Colloidal particles are particles with diameters between approximately 1 nanometer and 1 micron. They can be considered as blocks for building materials, like atoms for forming molecules and crystals. In colloidal crystals, the particles are organized in periodic structures with ordering on a range of length scales from nanometers to millimeters or larger. Research on colloidal crystals is motivated by several factors. They can be used to answer fundamental questions related to the assembly of materials, and they have many potential applications in electronics, photonics, and life sciences. However, the rich variety of colloidal crystal structures observed on earth are influenced by the effects of gravity, which leads to particles settling and may lead to motion of the surrounding fluid. In this study, a team of researchers will study colloidal crystal formation in both normal gravity in Earth-based experiments and in microgravity on the International Space Station (ISS). These experiments will reveal the important roles that gravity and external forces play on particle assembly. Ultimately, the researchers will obtain a better understanding of how to manipulate external forces to create colloidal crystals for high resolution 3D printing on Earth and in space.

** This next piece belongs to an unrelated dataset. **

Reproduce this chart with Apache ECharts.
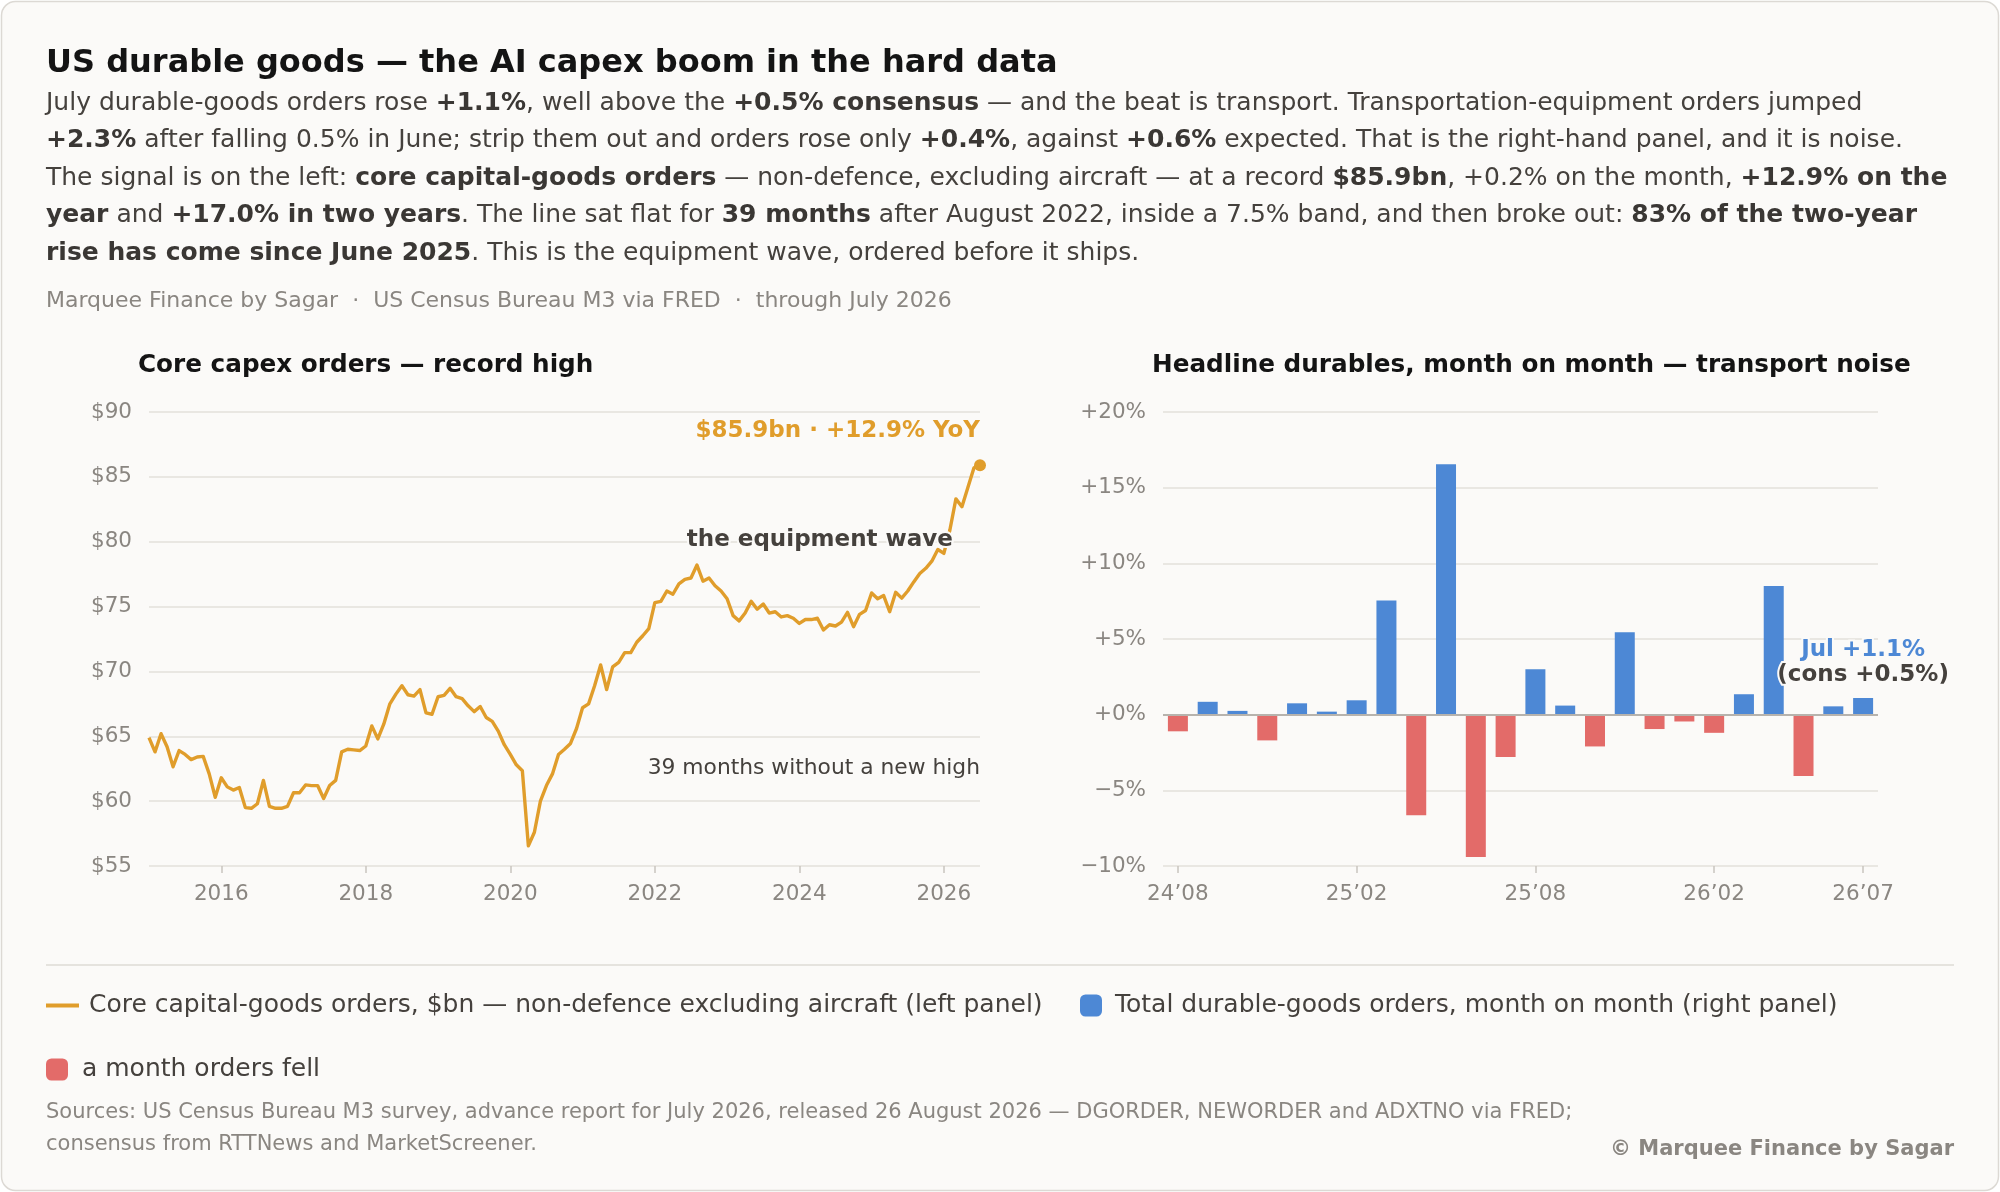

Mechanisms for formation of metastable and glassy phases in particle suspensions will be studied in the ISS and for comparison on Earth. Colloidal particle suspensions are the logical candidates to take advantage of long duration microgravity because (i) they are important for a wide range of terrestrial and space applications, (ii) they share the common feature of coupling between macroscopic particle transport and structure transformations at a particle level and (iii) an adequate explanation for basic features of structure formation in suspensions observed in Earth experiments has not been made to date. Although the time and equipment available for both ground and microgravity experiments is limited, the team of researchers plans to have an impact in many of these areas due to the novel use of field gradients to manipulate the particle density, which is the control parameter for suspensions. Thus, instead of using many different samples to access the interesting range of particle densities, a single sample will be arranged in a field gradient in the sample cell to cover this range. As the particle density is directly measured by microscopy in suspension experiments, a priori knowledge of the gradient profile is not required. The experiments involve setting up the field gradients and observing the resulting structures and then locally mixing a region of known density to watch it glassify or crystallize. Some knowledge of the suspension rheology will come from observations of mixing processes, but quantitative data will come from microrheology measurements through tracking particle thermal motion. The use of colloidal suspensions with real space-time microscopic observations in these studies makes them particularly attractive for teaching students at all levels. We have and will continue to participate in education programs that use space themes to improve interest and skills in STEM, to work with educational professionals to translate the project work to lesson plans for the benefit of students in middle and high school grades and to engage high school and undergraduate students in laboratory work as well as to train and educate undergraduate and graduate students.
This award reflects NSF's statutory mission and has been deemed worthy of support through evaluation using the Foundation's intellectual merit and broader impacts review criteria.